В бурях нашего века | страница 36
Когда я обратился к председателю участкового суда, которого считал главным виновником моих трудностей, и попросил его поддержать мою просьбу, дав при этом понять, что после годичного отпуска я, вероятно, буду ходатайствовать о своем увольнении, он стал самим олицетворением любезности. Являясь бюрократом до мозга костей, он был чрезвычайно рад избавиться от дальнейших неприятностей из-за «красного стажера».
Моя просьба об отпуске была удовлетворена еще до начала официального расследования в связи с «подрывающим государственные устои общением с коммунистами». Могу живо представить себе, как позднее в ответ на запрос гестапо о бывшем стажере в суде Герхарде Кегеле докладывалась точная справка из его досье о том, что он уволился из судебных органов по собственному желанию и в связи с личными финансовыми затруднениями. Вследствие недостатка опыта мои первые шаги подпольщика привели к довольно плачевным результатам.
ПОДГОТОВКА К ПОДПОЛЬНОЙ БОРЬБЕ
Таким образом, в конце весны 1932 года мне пришлось в Бреслау начинать все сызнова. Я хотел устроиться на работу в издательство местной газеты КПГ. Буржуазная пресса с каждым месяцем все больше скатывалась на позиции «Харцбургского фронта»[3] фашистской партии, Немецкой национальной партии, «Стального шлема», Имперского союза и Всегерманского союза. Постигшая меня во время работы в прусских судебных органах неудача усилила сложившееся у меня впечатление, что для конспиративной работы я не гожусь. Но товарищи из окружкома партии, где уже подумали о том, как использовать меня в дальнейшем, считали иначе.
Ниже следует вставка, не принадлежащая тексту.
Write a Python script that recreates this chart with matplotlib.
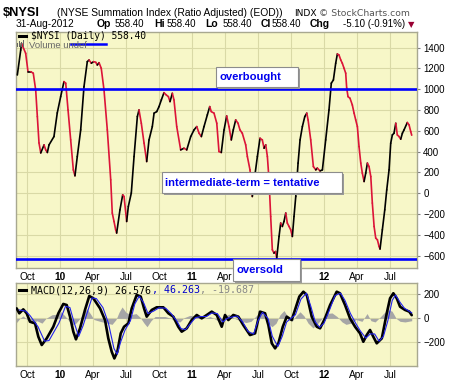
import matplotlib
matplotlib.use('Agg')
import matplotlib.pyplot as plt
from matplotlib.collections import LineCollection
from matplotlib.patches import Rectangle
from matplotlib.lines import Line2D

plt.rcParams['font.family'] = ['Liberation Sans', 'DejaVu Sans']

# ---------------- data (x = months since 1-Sep-2009) ----------------
nysi_t = [0.12, 0.43, 0.5, 0.88, 1.09, 1.34, 1.57, 1.79, 1.94, 2.09, 2.25, 2.55, 2.7, 2.85, 3.0,
          3.45, 3.75, 4.06, 4.36, 4.52, 4.73, 4.97, 5.21, 5.36, 5.57, 5.88, 6.18, 6.48, 6.64, 6.85,
          7.05, 7.25, 7.39, 7.55, 7.75, 8.0, 8.3, 8.61, 8.75, 8.91, 9.06, 9.15, 9.45, 9.7, 9.82,
          10.06, 10.21, 10.48, 10.73, 11.03, 11.18, 11.39, 11.64, 11.88, 12.09, 12.39, 12.55, 12.79,
          13.0, 13.21, 13.45, 13.66, 13.85, 14.0, 14.21, 14.36, 14.61, 14.97, 15.27, 15.52, 15.88,
          16.18, 16.43, 16.64, 16.85, 17.09, 17.39, 17.61, 17.75, 18.0, 18.25, 18.45, 18.66, 18.91,
          19.15, 19.36, 19.57, 19.75, 19.97, 20.18, 20.36, 20.57, 20.88, 21.03, 21.27, 21.48, 21.7,
          21.94, 22.18, 22.39, 22.55, 22.7, 22.85, 23.0, 23.15, 23.3, 23.45, 23.59, 23.7, 23.91,
          24.06, 24.21, 24.36, 24.52, 24.66, 24.82, 24.97, 25.12, 25.27, 25.43, 25.64, 25.82, 26.03,
          26.25, 26.43, 26.55, 26.79, 27.03, 27.25, 27.39, 27.64, 27.85, 28.15, 28.45, 28.66, 28.85,
          29.06, 29.21, 29.36, 29.52, 29.66, 29.82, 29.97, 30.06, 30.18, 30.36, 30.57, 30.73, 30.88,
          31.03, 31.18, 31.34, 31.48, 31.64, 31.79, 31.94, 32.09, 32.25, 32.39, 32.55, 32.7, 32.85,
          33.0, 33.09, 33.3, 33.52, 33.7, 33.91, 34.06, 34.21, 34.36, 34.52, 34.66, 34.82, 34.97,
          35.12, 35.27, 35.57, 35.73, 35.88, 35.97]
nysi_v = [1137, 1377, 1440, 1345, 1169, 1169, 1154, 993, 737, 484, 388, 465, 417, 392, 465,
          545, 772, 929, 1073, 1058, 801, 513, 225, 168, 353, 609, 1025, 1265, 1281, 1250,
          1265, 1259, 1233, 1255, 1201, 993, 609, 129, -190, -271, -351, -382, -159, -15, -31,
          -271, -127, 2, 353, 737, 801, 673, 482, 305, 513, 641, 770, 785,
          833, 897, 967, 945, 929, 881, 961, 897, 641, 417, 433, 417, 545,
          609, 641, 577, 545, 641, 753, 833, 785, 770, 673, 401, 392, 609,
          743, 641, 513, 609, 705, 673, 609, 577, 465, 353, 225, -31, 161,
          353, 529, 513, 433, 465, 353, 129, -223, -543, -575, -560, -622, -415,
          -286, -319, -271, -190, -286, -319, -351, -415, -223, -31, 290, 513, 641,
          737, 770, 705, 513, 257, 225, 242, 215, 225, 513, 801, 1058, 1089,
          1250, 1339, 1329, 1281, 1250, 1201, 1154, 1010, 929, 913, 849, 770, 705,
          641, 449, 290, 194, 113, 194, 290, 257, 161, -94, -319, -431, -447,
          -511, -536, -351, -159, 33, 225, 481, 561, 577, 673, 561, 545, 520,
          577, 609, 680, 657, 593, 558.4]

macd_t = [0.06, 0.3, 0.66, 0.97, 1.27, 1.73, 2.03, 2.34, 2.79, 3.39, 3.85, 4.3, 4.61, 4.91, 5.21,
          5.45, 5.82, 6.27, 6.66, 7.03, 7.64, 8.09, 8.39, 8.7, 8.94, 9.21, 9.52, 9.82, 10.21, 10.52,
          10.97, 11.34, 11.64, 11.88, 12.34, 12.79, 13.39, 13.85, 14.3, 14.75, 15.06, 15.52, 15.97,
          16.43, 16.88, 17.34, 17.79, 18.25, 18.7, 19.0, 19.3, 19.75, 20.21, 20.66, 21.27, 21.73,
          22.18, 22.64, 22.94, 23.25, 23.55, 23.85, 24.25, 24.61, 25.06, 25.36, 25.75, 26.12, 26.43,
          26.88, 27.34, 27.64, 28.09, 28.55, 29.15, 29.45, 29.91, 30.36, 30.82, 31.27, 31.57, 31.88,
          32.18, 32.48, 32.79, 33.25, 33.7, 34.0, 34.3, 34.61, 34.91, 35.36, 35.75, 35.97]
macd_v = [83, 42, 75, 42, -28, -42, -153, -222, -167, -70, 42, 120, 111, 14, -111,
          -175, -83, 70, 186, 167, 83, -14, -167, -278, -334, -278, -125, -70, -42, 83,
          195, 181, 83, 14, 70, 92, 92, 42, 14, -70, -111, -83, -14,
          28, 0, 28, 56, 28, -70, 28, -14, 28, 14, -56, -139, -125,
          56, 42, -56, -208, -250, -208, -70, 14, -14, 70, 181, 222, 195,
          14, -70, -83, 0, 111, 222, 209, 111, 0, -70, -125, -195, -139,
          -97, -153, -208, -167, 42, 167, 209, 167, 97, 70, 56, 26.576]

signal_t = [0.3, 0.9, 1.3, 2.0, 2.6, 3.0, 3.9, 4.5, 4.9, 5.3, 5.7, 6.1, 6.9, 7.3, 7.9, 8.4, 8.9,
            9.2, 9.5, 9.9, 10.4, 10.8, 11.2, 11.6, 12.0, 12.5, 13.0, 13.6, 14.1, 14.6, 15.0, 15.4,
            15.8, 16.3, 16.8, 17.3, 17.8, 18.3, 18.8, 19.2, 19.6, 20.1, 20.6, 21.1, 21.6, 22.0,
            22.4, 22.9, 23.3, 23.8, 24.2, 24.6, 25.0, 25.4, 25.9, 26.4, 26.8, 27.2, 27.6, 28.0,
            28.5, 29.0, 29.5, 29.9, 30.4, 30.9, 31.3, 31.8, 32.2, 32.6, 33.0, 33.4, 33.8, 34.2,
            34.5, 34.9, 35.3, 35.97]
signal_v = [70, 60, 20, -70, -190, -185, -40, 100, 90, -40, -150, -60, 170, 165, 90, -40, -250,
            -300, -200, -100, -20, 120, 185, 130, 40, 60, 88, 85, 40, -20, -85, -95,
            -50, 5, 15, 15, 45, 40, -30, 0, 10, 20, -30, -110, -130, -20,
            50, 0, -150, -235, -150, -30, 0, 30, 160, 210, 100, -30, -75, -40,
            70, 190, 210, 150, 40, -45, -105, -165, -130, -130, -190, -150, -20, 150,
            195, 135, 85, 46.263]

hist_t = [0, 0.36, 0.64, 1.0, 1.45, 1.9, 2.36, 2.73, 3.27, 3.82, 4.09, 4.45, 4.73, 5.09, 5.45,
          5.82, 6.18, 6.45, 6.82, 7.09, 7.64, 8.27, 8.73, 9.09, 9.36, 9.64, 10.0, 10.45, 10.91,
          11.27, 11.64, 11.91, 12.27, 12.64, 13.55, 14.09, 14.45, 14.91, 15.27, 15.82, 16.55,
          17.18, 17.64, 18.18, 18.64, 19.0, 19.36, 19.73, 20.36, 20.91, 21.36, 21.82, 22.18,
          22.55, 22.91, 23.27, 23.64, 24.0, 24.36, 24.73, 25.09, 25.45, 25.82, 26.18, 26.55,
          27.0, 27.45, 27.82, 28.18, 28.73, 29.18, 29.64, 30.0, 30.45, 30.91, 31.45, 31.91,
          32.27, 32.64, 33.09, 33.45, 33.82, 34.18, 34.55, 34.91, 35.36, 35.97]
hist_v = [-40, 0, 20, -10, -40, -20, -40, 0, 30, 35, 55, 20, -10, -55, -40,
          0, 50, 80, 30, -10, -25, -40, -50, -10, 50, 95, 50, 30, 40,
          10, -40, -70, -20, 15, 15, 0, -25, -30, 5, 25, 15,
          0, 15, -10, -40, 20, 35, 5, -20, -35, -25, 20, 50,
          30, -40, -70, -40, 30, 65, 10, -25, 20, 55, 20, -40,
          -80, -40, 0, 40, 45, 15, -30, -50, -40, -10, -25, 40,
          -20, -30, 10, 45, 70, 60, 0, -25, -30, -19.687]

tick_pos = [1, 4, 7, 10, 13, 16, 19, 22, 25, 28, 31, 34]
tick_lab = ['Oct', '10', 'Apr', 'Jul', 'Oct', '11', 'Apr', 'Jul', 'Oct', '12', 'Apr', 'Jul']
# labels under the "oversold" note are hidden in the main panel
main_hidden = {7, 8}
year_labels = {'10', '11', '12'}
overbought_level = 1000
oversold_level = -635

# ---------------- layout helpers ----------------
W, H = 460, 383
def fx(x): return x / W
def fy(y): return 1 - y / H

BG = '#F7F7C8'
GRID = '#D9D9A6'
FRAME = '#A8A890'
RED = '#DC1438'

fig = plt.figure(figsize=(4.6, 3.83), dpi=100)
fig.patch.set_facecolor('white')

def style_axes(ax, hidden=()):
    ax.set_facecolor(BG)
    for s in ax.spines.values():
        s.set_color(FRAME)
        s.set_linewidth(1.0)
    ax.set_xlim(0, 36.45)
    ax.set_xticks(tick_pos)
    ax.set_xticklabels(['' if i in hidden else l for i, l in enumerate(tick_lab)])
    for lab in ax.get_xticklabels():
        lab.set_fontsize(7.3)
        if lab.get_text() in year_labels:
            lab.set_fontweight('bold')
    ax.tick_params(axis='x', length=0, pad=3)
    ax.yaxis.tick_right()
    ax.tick_params(axis='y', length=2.5, width=0.8, color='#808080', labelsize=7, pad=2)
    ax.grid(True, color=GRID, linewidth=0.8)
    ax.set_axisbelow(True)

# ---------------- main panel ----------------
ax = fig.add_axes([fx(16), fy(268.3), (417 - 16) / W, (268.3 - 31.7) / H])
style_axes(ax, main_hidden)
ax.set_ylim(-721, 1553)
ax.set_yticks(range(-600, 1401, 200))

segs, cols = [], []
for i in range(len(nysi_t) - 1):
    segs.append([(nysi_t[i], nysi_v[i]), (nysi_t[i + 1], nysi_v[i + 1])])
    cols.append('black' if nysi_v[i + 1] >= nysi_v[i] else RED)
lc = LineCollection(segs, colors=cols, linewidths=1.2, capstyle='round', zorder=3)
ax.add_collection(lc)
ax.axhline(overbought_level, color='#0000FF', lw=1.9, zorder=4)
ax.axhline(oversold_level, color='#0000FF', lw=1.9, zorder=4)

# ---------------- MACD panel ----------------
ax2 = fig.add_axes([fx(16), fy(366), (417 - 16) / W, (366 - 283.3) / H])
style_axes(ax2)
ax2.set_ylim(-397, 292)
ax2.set_yticks([-200, 0, 200])
ax2.fill_between(hist_t, 0, hist_v, color='#A6A6A6', lw=0, zorder=2)
ax2.plot(macd_t, macd_v, color='black', lw=1.9, zorder=3, solid_capstyle='round')
ax2.plot(signal_t, signal_v, color='#2222EE', lw=0.8, zorder=4)

# ---------------- header text ----------------
fig.text(fx(3), fy(16.5), '$NYSI', fontsize=9.2, fontweight='bold', va='baseline')
fig.text(fx(57), fy(16.5), '(NYSE Summation Index (Ratio Adjusted) (EOD))', fontsize=7.4, va='baseline')
fig.text(fx(294), fy(16.5), 'INDX', fontsize=6.6, va='baseline', family='DejaVu Sans')
fig.text(fx(319), fy(16.5), '© StockCharts.com', fontsize=6.7, va='baseline', color='#555555', family='DejaVu Sans')

yb = 27.3
fig.text(fx(16), fy(yb), '31-Aug-2012', fontsize=7.3, va='baseline')
pieces = [(96.7, 'Op', True), (115, '558.40', False), (154, 'Hi', True), (167, '558.40', False),
          (205.7, 'Lo', True), (222.7, '558.40', False), (261, 'Cl', True), (271.7, '558.40', False),
          (310, 'Chg', True), (343.3, '-5.10 (-0.91%)', False)]
for x, s, b in pieces:
    fig.text(fx(x), fy(yb), s, fontsize=7.5 if b else 7.0, fontweight='bold' if b else 'normal', va='baseline')
fig.text(fx(408), fy(yb), '▼', fontsize=6, va='baseline', color='#990033', family='DejaVu Sans')

# legend inside main panel
fig.add_artist(Line2D([fx(19), fx(26)], [fy(35.5), fy(35.5)], color='black', lw=2.2))
fig.text(fx(31), fy(39), '$NYSI (Daily) 558.40', fontsize=6.9, family='DejaVu Sans Mono', va='baseline')
for bx, bh in [(17, 4), (19, 6), (21, 5), (23, 7)]:
    fig.add_artist(Rectangle((fx(bx), fy(47)), 1.4 / W, bh / H, color='#666666', lw=0))
fig.text(fx(29), fy(47.5), 'Volume undef', fontsize=6.8, va='baseline', color='#666666')
fig.add_artist(Line2D([fx(71), fx(106)], [fy(44.3), fy(44.3)], color='#0000FF', lw=1.8))

# MACD legend
fig.add_artist(Line2D([fx(19), fx(26)], [fy(290), fy(290)], color='black', lw=2.2))
mx = 31.5
for s, c in [('MACD(12,26,9) 26.576', 'black'), (', 46.263', '#0000CC'), (', -19.687', '#888888')]:
    fig.text(fx(mx), fy(293.5), s, fontsize=7.2, family='DejaVu Sans Mono', va='baseline', color=c)
    mx += len(s) * 6.02

# ---------------- annotation boxes ----------------
def note(x0, y0, x1, y1, text, tx):
    fig.add_artist(Rectangle((fx(x0 + 2), fy(y1 + 2)), (x1 - x0) / W, (y1 - y0) / H,
                             facecolor='#9A9A9A', edgecolor='none', zorder=5))
    fig.add_artist(Rectangle((fx(x0), fy(y1)), (x1 - x0) / W, (y1 - y0) / H,
                             facecolor='white', edgecolor='#8C8C8C', lw=0.8, zorder=6))
    fig.text(fx(tx), fy((y0 + y1) / 2), text, fontsize=8.1, fontweight='bold', color='#0000EE',
             va='center', ha='left', zorder=7)

note(216, 66.7, 297.7, 86.7, 'overbought', 219.5)
note(162.3, 171.7, 341.7, 193.3, 'intermediate-term = tentative', 165.5)
note(233.3, 259, 300, 280.7, 'oversold', 236.5)

fig.savefig('out.png', dpi=100)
Работники окружкома – если не ошибаюсь, в том числе и политический секретарь окружкома Густль Зандтнер – сказали мне примерно следующее: если бы я стал партийным журналистом, то на мне навсегда осталось бы политическое клеймо. Я был бы более полезен для партии, если бы сумел, не раскрывая себя, работать, например, в какой-нибудь буржуазной газете. Мне верят, что во имя социалистической революции я готов идти на баррикады. К этому готовы десятки тысяч немецких коммунистов. Но не каждый смог бы, как я, стать сотрудником какой-нибудь крупной буржуазной газеты и получить доступ к важным для партии источникам информации. Мне следовало бы также подумать о том, сказали мне, что партия, возможно, будет вынуждена уйти в подполье. В этом случае ценность коммуниста, который сумеет остаться на легальном положении, возрастет вдвое. Возражать против этих аргументов было бы глупо.